Microsoft just had its worst day since 2020. The stock plunged 10% on January 30, 2026 after investors decided the company's cloud growth wasn't cutting it.
That single day wiped billions off Microsoft's market cap and threw the race for world's most valuable company wide open.
What Just Happened
Let's put this in perspective. A 10% drop in a company worth over $2 trillion is massive. Microsoft's cloud business, the engine that's been driving its growth, failed to impress investors with its latest numbers.
The question now: Can Microsoft bounce back? Or has the door opened for Apple or NVIDIA to grab the top spot?
The Three-Way Fight
This isn't just about bragging rights. Being the world's most valuable company means something.
Apple has been the steady hand. Hardware sales, services revenue, that ecosystem lock-in. They don't swing wildly. They just keep printing money.
NVIDIA is the rocket ship. AI chips are the gold rush, and NVIDIA sells the shovels. Every company building AI infrastructure needs their hardware. That demand has sent NVIDIA's market cap into the stratosphere at times.
Microsoft was the safe bet until January 30. Cloud computing, enterprise software, AI investments. The whole package. But that 10% drop exposed some nerves.
What Determines the Winner by March
Microsoft's recovery. Can they show investors that cloud growth is still on track? Can they articulate an AI strategy that justifies their valuation? Two months gives them time, but they need a narrative.
Apple's consistency. Hardware sales need to stay strong. Services revenue needs to keep climbing. Supply chain issues need to stay managed.

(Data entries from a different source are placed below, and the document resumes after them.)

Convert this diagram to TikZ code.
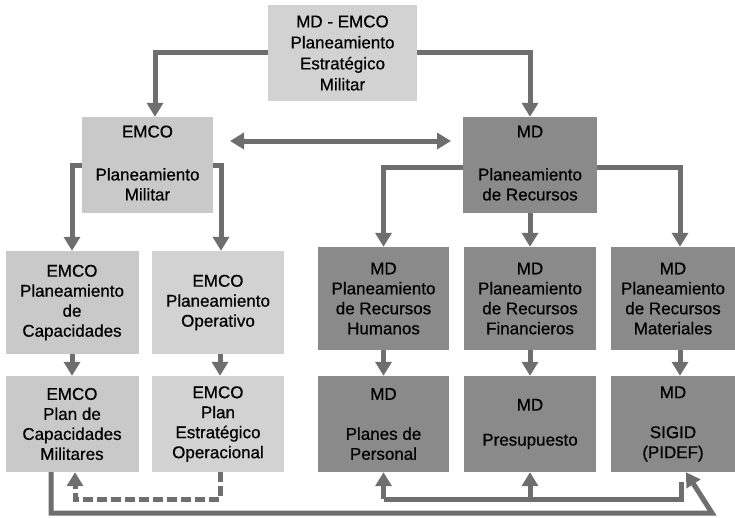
\documentclass[tikz,border=0pt]{standalone}
\usepackage{fontspec}
\setmainfont{Liberation Sans}[FakeBold=0.6]
\usetikzlibrary{arrows.meta,calc}
\definecolor{lightbox}{HTML}{C9C9C9}
\definecolor{topbox}{HTML}{D2D2D2}
\definecolor{darkbox}{HTML}{8A8A8A}
\definecolor{arrowcol}{HTML}{6E6E6E}
\tikzset{
  box/.style={draw=none, inner sep=0pt, align=center,
    font=\fontsize{17}{20}\selectfont},
  lbox/.style={box, fill=lightbox},
  dbox/.style={box, fill=darkbox},
  conn/.style={draw=arrowcol, line width=5pt, line join=miter},
  tip/.style={conn, -{Triangle[width=16pt,length=14pt]}},
  dtip/.style={conn, {Triangle[width=16pt,length=14pt]}-{Triangle[width=16pt,length=14pt]}},
}
\begin{document}
\begin{tikzpicture}[x=1pt,y=-1pt]
\useasboundingbox (0,0) rectangle (735,517);
% boxes
\node[box, fill=topbox, minimum width=149pt, minimum height=96pt] (top) at (342.5,53)
  {MD - EMCO\\[1pt]Planeamiento\\[1pt]Estratégico\\[1pt]Militar};
\node[lbox, minimum width=131pt, minimum height=96pt] (emco) at (147.5,165)
  {\mbox{}\\[-12pt]EMCO\\[23pt]Planeamiento\\Militar};
\node[dbox, minimum width=134pt, minimum height=96pt] (md) at (530,165)
  {\mbox{}\\[-12pt]MD\\[23pt]Planeamiento\\de Recursos};
% row 3
\node[lbox, minimum width=133pt, minimum height=103pt] (cap) at (72,302.5)
  {EMCO\\Planeamiento\\de\\Capacidades};
\node[lbox, fill=topbox, minimum width=132pt, minimum height=103pt] (ope) at (218,302.5)
  {EMCO\\Planeamiento\\Operativo};
\node[dbox, minimum width=131pt, minimum height=103pt] (hum) at (383.5,298.5)
  {MD\\Planeamiento\\de Recursos\\Humanos};
\node[dbox, minimum width=132pt, minimum height=103pt] (fin) at (530,298.5)
  {MD\\Planeamiento\\de Recursos\\Financieros};
\node[dbox, minimum width=124pt, minimum height=103pt] (mat) at (673,298.5)
  {MD\\Planeamiento\\de Recursos\\Materiales};
% row 4
\node[lbox, minimum width=133pt, minimum height=96pt] (pcm) at (72,424)
  {EMCO\\Plan de\\Capacidades\\Militares};
\node[lbox, fill=topbox, minimum width=132pt, minimum height=96pt] (peo) at (218,424)
  {EMCO\\Plan\\Estratégico\\Operacional};
\node[dbox, minimum width=131pt, minimum height=96pt] (per) at (383.5,424)
  {MD\\[20pt]Planes de\\Personal};
\node[dbox, minimum width=132pt, minimum height=96pt] (pre) at (530,424)
  {MD\\[15pt]Presupuesto};
\node[dbox, minimum width=124pt, minimum height=96pt] (sig) at (673,424)
  {MD\\[20pt]SIGID\\(PIDEF)};
% top connectors
\draw[tip] (top.west |- 0,52) -| (emco.north -| 155,0);
\draw[tip] (top.east |- 0,52) -| (md.north);
\draw[dtip] (230,141) coordinate (da) -- (451,141) coordinate (db);
% EMCO connectors
\draw[tip] (emco.west |- 0,165) -| (cap.north);
\draw[tip] (emco.east |- 0,165) -| (ope.north -| 221,0);
% MD connectors
\draw[tip] (md.west |- 0,167) -| (hum.north);
\draw[tip] (md.east |- 0,167) -| (mat.north -| 680,0);
\draw[tip] (md.south) -- (fin.north);
% row 3 -> row 4
\draw[tip] (cap.south) -- (pcm.north);
\draw[tip] (ope.south -| 220,0) -- (peo.north -| 220,0);
\draw[tip] (hum.south) -- (per.north);
\draw[tip] (fin.south) -- (pre.north);
\draw[tip] (mat.south -| 680,0) -- (sig.north -| 680,0);
% dashed feedback
\coordinate (d1) at (220,499);
\coordinate (d2) at (75,499);
\draw[tip, dashed, dash pattern=on 10pt off 4pt] (peo.south -| d1) -- (d1) -- (d2) -- (pcm.south -| d2);
% bottom solid loop
\coordinate (b1) at (51,513);
\coordinate (b2) at (712,513);
\draw[tip] (pcm.south -| b1) -- (b1) -- (b2) -- (sig.south -| 686,0);
% resource feedback
\coordinate (r1) at (383.5,499);
\coordinate (r2) at (681,499);
\coordinate (r3) at (681,482);
\draw[conn] (r1) -- (r2) -- (r3);
\draw[tip] (r1) -- (per.south);
\draw[tip] (pre.south |- r1) -- (pre.south);
\end{tikzpicture}
\end{document}
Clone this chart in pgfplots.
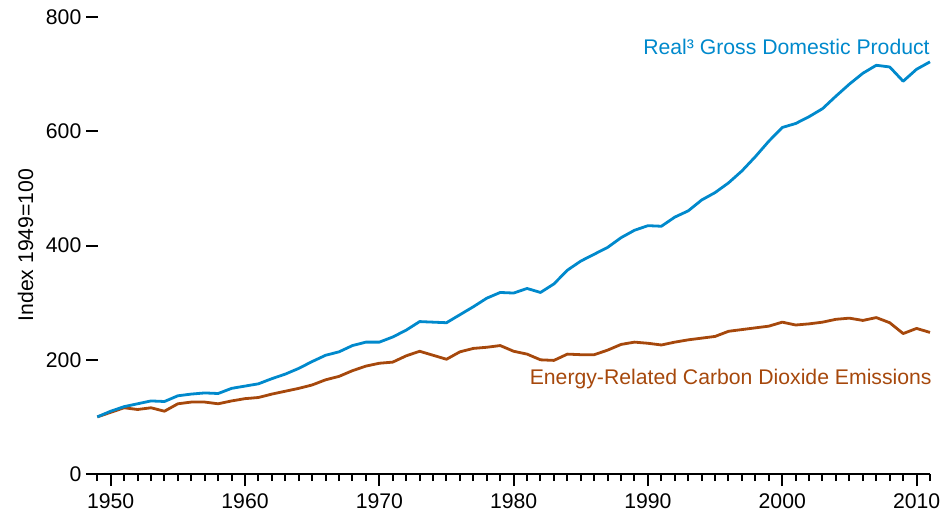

NVIDIA's momentum. AI infrastructure demand needs to continue. Pricing power in semiconductors needs to hold. Any sign of AI spending slowdown hits NVIDIA hardest.
Prediction
Direction: Bullish for Microsoft Probability: 84% Horizon: 2 months (end of March 2026) Answer: Microsoft
Here's why Microsoft probably still takes Q1 despite the January meltdown.
An 84% probability is a strong vote of confidence. The underlying business hasn't changed. Cloud computing, enterprise software, AI infrastructure. Those are still massive growth markets, and Microsoft is still a leader in all of them.
The 10% drop looks ugly, but it might actually be a buying opportunity. Microsoft has a track record of bouncing back from earnings disappointments when the core business remains intact.
Two months is enough time for three things to happen. First, Microsoft articulates its AI strategy more clearly. Second, cloud growth numbers stabilize. Third, investor sentiment recovers from the January shock.
The race is closer now than it was a month ago. But Microsoft's fundamentals suggest they'll still be standing on top when March ends.